For the direction of the film, it mainly stayed focused on the ‘coming of age’ theme, as well as ‘dealing with death’ scenarios for both Oskar, his mother, as well as some people affected by the incident.  In a general scope, the broad themes in this film helps keep you engaged in the developing story involving Oskar.  While he goes on his journey, you learns how lives that are so different, can weave a web of commonality to his own.  The attachment is subtle, but it helps you feel a part of his life and journey, as well as people’s lives Oskar affects.   At points, this thread gets stretched thin, when a lot of the ‘encounters’ just feel like you’re touching up a picture, instead of painting a full portrait.  This causes some interactions between Oskar and some he meets to be less inviting, causing majority of the movie to be unappealing.  What also hinders the movie and Oskar’s journey is the grandfather side plot.  There is no need for this addition, and it only feels like an excuse to explain a past that didn’t have any reclamation towards the ending.  Right when you think the film will turn for the worst, flashbacks occur.  This flashbacks helps drive a layer in the direction, and give you the most poignant moments, and you feel raw emotions within Oskar and his mother, as well as for the father who lost his life in the ‘incident’.  This helps flesh out the whole journey aspect, and his father’s influence to bring purpose to Oskar life.  Once Oskar completes his journey, you know he has grown as person.  You also see how this growth affects him, his mother, and everyone he has come across.  This ending helps bring closure to the film, and helps negate all the thin points, making this journey feel like your own.

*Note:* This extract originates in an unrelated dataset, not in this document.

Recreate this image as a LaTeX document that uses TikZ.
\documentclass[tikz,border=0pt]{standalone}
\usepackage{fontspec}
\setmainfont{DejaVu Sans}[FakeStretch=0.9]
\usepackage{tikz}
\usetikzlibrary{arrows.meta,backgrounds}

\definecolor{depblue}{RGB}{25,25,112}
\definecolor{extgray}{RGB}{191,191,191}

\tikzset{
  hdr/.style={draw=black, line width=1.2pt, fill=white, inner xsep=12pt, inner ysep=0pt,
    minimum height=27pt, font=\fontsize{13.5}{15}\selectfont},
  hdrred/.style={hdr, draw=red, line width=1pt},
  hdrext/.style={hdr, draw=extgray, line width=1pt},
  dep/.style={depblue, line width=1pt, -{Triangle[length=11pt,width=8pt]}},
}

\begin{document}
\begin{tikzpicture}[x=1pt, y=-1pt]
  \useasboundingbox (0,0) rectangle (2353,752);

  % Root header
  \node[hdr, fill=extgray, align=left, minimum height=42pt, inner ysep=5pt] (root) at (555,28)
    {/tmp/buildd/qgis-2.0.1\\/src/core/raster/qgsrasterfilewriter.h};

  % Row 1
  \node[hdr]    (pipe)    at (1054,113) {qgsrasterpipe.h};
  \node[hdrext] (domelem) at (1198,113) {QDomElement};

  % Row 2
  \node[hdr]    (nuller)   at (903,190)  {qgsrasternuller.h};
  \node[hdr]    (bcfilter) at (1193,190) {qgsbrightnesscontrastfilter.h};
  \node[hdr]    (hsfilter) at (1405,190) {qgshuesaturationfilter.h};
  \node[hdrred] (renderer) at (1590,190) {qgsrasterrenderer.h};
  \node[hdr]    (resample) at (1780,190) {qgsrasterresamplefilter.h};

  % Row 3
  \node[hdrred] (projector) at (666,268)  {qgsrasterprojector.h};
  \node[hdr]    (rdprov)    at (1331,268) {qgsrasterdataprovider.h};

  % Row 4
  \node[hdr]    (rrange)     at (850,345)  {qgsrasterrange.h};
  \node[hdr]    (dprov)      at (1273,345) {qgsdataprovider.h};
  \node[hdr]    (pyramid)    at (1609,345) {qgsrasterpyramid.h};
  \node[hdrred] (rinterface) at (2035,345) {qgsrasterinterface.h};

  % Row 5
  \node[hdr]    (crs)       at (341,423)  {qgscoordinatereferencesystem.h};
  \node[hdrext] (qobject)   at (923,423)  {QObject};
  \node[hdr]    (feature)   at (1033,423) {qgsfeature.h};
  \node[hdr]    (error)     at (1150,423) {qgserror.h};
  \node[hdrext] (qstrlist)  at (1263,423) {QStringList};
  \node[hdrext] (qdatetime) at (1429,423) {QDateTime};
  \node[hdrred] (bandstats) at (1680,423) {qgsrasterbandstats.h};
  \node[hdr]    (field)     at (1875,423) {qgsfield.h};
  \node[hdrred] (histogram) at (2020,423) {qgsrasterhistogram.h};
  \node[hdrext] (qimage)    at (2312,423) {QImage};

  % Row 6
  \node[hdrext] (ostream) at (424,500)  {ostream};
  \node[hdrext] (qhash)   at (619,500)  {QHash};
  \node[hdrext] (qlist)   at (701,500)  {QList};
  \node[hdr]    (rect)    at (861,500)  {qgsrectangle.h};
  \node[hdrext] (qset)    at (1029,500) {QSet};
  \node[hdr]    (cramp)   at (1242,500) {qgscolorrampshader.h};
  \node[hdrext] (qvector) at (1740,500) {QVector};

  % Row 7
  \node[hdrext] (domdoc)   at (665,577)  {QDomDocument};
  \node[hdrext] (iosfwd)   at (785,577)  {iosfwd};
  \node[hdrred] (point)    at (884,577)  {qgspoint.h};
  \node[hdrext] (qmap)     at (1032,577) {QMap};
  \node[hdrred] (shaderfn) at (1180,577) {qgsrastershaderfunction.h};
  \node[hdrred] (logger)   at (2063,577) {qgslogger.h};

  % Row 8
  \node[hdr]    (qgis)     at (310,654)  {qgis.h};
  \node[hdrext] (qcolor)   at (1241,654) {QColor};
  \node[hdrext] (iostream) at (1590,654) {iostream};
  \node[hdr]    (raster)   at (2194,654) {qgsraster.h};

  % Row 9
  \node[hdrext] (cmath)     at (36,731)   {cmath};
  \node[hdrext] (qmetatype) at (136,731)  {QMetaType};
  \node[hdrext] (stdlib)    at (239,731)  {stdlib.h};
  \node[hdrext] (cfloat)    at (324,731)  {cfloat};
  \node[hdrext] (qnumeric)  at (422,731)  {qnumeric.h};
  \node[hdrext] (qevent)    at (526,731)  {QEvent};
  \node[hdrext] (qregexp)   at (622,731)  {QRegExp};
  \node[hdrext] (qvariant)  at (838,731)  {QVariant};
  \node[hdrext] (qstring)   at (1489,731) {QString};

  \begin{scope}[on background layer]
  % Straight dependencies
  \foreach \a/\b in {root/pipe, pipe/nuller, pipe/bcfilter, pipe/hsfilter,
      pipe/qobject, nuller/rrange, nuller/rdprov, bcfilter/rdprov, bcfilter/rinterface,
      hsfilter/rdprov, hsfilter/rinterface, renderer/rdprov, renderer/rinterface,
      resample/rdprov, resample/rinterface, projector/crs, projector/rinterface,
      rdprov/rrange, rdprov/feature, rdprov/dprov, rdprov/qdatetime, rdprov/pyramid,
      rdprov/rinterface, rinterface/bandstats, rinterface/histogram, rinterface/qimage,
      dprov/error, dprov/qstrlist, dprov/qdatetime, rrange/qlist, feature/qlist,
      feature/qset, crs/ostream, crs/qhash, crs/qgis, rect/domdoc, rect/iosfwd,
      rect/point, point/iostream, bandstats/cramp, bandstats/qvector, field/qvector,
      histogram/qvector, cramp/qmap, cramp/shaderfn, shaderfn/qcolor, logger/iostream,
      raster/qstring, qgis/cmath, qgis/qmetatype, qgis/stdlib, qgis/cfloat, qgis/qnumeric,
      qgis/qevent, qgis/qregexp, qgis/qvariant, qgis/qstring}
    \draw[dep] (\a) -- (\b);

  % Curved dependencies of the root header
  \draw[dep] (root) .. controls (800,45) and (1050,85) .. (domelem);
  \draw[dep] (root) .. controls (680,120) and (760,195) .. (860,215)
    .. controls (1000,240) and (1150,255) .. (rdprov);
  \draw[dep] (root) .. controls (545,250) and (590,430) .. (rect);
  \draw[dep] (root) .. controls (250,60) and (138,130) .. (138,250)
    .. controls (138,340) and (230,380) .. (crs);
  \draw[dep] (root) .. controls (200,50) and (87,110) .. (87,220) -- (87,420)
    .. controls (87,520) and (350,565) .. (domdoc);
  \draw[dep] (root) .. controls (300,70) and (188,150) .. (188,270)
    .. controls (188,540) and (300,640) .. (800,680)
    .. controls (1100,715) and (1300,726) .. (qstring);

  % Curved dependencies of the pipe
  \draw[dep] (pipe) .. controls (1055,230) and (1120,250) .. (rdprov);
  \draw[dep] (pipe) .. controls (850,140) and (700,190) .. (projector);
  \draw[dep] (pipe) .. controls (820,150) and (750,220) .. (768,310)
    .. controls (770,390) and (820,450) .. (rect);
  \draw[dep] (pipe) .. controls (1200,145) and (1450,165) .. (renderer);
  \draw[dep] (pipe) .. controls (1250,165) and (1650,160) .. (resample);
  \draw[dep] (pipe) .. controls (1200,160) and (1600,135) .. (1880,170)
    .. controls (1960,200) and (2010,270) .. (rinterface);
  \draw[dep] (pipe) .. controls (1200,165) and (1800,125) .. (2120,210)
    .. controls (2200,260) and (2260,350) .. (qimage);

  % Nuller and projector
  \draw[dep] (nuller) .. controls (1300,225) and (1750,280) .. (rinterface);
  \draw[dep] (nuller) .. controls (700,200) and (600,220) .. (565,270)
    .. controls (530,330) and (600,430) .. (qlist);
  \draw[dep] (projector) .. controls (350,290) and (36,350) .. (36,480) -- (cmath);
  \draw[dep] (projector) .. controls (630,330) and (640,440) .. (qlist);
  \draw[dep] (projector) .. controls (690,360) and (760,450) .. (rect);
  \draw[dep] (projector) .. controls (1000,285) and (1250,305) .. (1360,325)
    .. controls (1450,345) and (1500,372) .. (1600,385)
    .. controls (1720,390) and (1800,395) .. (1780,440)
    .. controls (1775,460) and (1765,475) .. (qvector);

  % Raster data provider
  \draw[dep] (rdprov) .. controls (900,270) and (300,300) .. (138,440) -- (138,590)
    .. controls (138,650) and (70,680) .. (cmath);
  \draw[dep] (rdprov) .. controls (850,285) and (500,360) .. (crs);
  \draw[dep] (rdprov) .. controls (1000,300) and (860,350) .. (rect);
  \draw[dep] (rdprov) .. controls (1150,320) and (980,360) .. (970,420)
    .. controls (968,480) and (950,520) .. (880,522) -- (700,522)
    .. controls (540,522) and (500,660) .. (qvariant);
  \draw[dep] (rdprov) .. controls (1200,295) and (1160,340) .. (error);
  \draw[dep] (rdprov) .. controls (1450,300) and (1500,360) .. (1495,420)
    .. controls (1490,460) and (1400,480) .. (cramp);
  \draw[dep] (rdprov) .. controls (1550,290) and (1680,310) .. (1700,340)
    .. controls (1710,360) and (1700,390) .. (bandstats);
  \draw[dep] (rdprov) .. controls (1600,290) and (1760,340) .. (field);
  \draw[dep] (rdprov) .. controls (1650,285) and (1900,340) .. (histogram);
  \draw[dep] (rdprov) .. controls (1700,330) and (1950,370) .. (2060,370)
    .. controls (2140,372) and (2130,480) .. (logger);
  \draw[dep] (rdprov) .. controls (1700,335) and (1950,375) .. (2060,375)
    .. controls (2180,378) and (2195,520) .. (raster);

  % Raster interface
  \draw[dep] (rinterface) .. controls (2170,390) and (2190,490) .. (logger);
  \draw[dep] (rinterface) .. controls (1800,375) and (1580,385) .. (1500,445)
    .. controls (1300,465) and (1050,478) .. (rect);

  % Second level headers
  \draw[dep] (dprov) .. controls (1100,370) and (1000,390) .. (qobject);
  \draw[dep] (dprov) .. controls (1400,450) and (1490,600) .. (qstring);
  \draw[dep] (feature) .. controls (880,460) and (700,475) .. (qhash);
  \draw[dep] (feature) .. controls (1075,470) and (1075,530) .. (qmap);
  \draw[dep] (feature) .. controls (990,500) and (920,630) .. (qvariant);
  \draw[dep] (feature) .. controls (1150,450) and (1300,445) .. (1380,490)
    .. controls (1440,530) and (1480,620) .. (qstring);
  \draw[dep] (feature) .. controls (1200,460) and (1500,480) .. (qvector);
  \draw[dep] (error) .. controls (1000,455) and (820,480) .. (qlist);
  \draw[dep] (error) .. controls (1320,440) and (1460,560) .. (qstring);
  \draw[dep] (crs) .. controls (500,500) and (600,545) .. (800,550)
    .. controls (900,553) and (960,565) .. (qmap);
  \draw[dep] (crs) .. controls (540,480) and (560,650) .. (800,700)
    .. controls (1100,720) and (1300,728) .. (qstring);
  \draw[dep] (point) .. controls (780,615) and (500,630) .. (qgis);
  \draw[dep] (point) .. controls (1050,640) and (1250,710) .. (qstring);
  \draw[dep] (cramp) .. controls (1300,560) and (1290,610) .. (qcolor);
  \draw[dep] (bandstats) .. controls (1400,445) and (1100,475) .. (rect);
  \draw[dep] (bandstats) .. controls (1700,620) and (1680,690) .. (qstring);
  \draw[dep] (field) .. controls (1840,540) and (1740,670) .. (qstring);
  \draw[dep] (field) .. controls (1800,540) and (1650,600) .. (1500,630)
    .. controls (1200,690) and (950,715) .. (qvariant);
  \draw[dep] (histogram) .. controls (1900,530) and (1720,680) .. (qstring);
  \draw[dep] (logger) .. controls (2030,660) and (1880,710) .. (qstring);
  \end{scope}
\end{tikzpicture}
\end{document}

The cinematography is ironically good.  You are given the backdrop of NYC, but in a way through a child’s perspective.  Everything feels authentic, and you wanted to visit every place that Oskar did.  You see all the five boroughs, and how each has countering perspective views.  This helps develop a layering aspect of growth and meaning, complimenting Oskar’s own voyage.  The score is relevant, but doesn’t really help or encumber the movie’s development, good or bad.

Overall, this movie is a very strong, inspirational one.  It shows purpose through common themes of ‘coming of age’ and ‘dealing with death’.  These great themes get dragged down by its slow moments and some annoying interaction from the main character.  This combination cause the film to never reach a pinnacle of greatness.  Even in this slow tide, you will be entertained, in a heartfelt way.  I recommend this for people who like inspirational tales, and looking for a different kind of film to rent on a Friday Night.